И пока деревня не скрылась за поворотом, за нашей машиной, приплясывая на бегу, бежали мальчишки.
— Вот тут я убил черную кобру, года три назад, когда работал в здешнем управлении дорожным инженером, — сказал Энгманн.
Я невольно внимательнее смотрю под ноги. Но все равно ни зги не видать. Даже непонятно, где кончается лужайка, а где начинается обрыв. А начинается он где-то совсем рядом — там, внизу, ровно светят огни порта Такоради.
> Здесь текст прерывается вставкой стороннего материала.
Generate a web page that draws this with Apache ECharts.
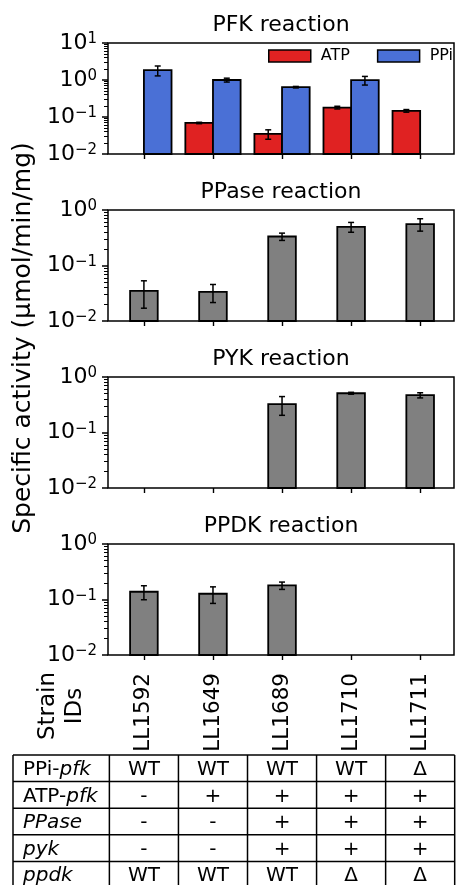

Любой порт ночью — прекрасное зрелище. Цепочками тянутся фонари по причалам, пышными созвездиями расцветают стоящие под разгрузкой корабли, освещая черные силуэты кранов. Дальше, в океане, туманностями светятся теплоходы, ожидающие своей очереди. Город позади спит, темный и таинственный, а порт и не собирается отдыхать. Некогда. Такоради — пока единственный крупный порт в стране, и через него проходит основная масса товаров. Гане не повезло. Бухт и заливов почти нет, побережье Гвинейского залива везде одинаково, и у берега так мелко, что корабли не могут подходить близко. В Аккре они останавливаются в полумиле от берега и разгружаются лодками. Это долго и невыгодно. Товары чуть ли не удваиваются в цене, особенно если учесть, что часть лодок опрокидывается в предательских прибрежных бурунах. Остается Такоради с его молом и далеко убегающими в море причалами. Англичанам не было особого смысла тратить большие деньги на строительство других портов — Такоради справлялся с вывозом какао, золота и леса. Не бог весть как хорошо справлялся.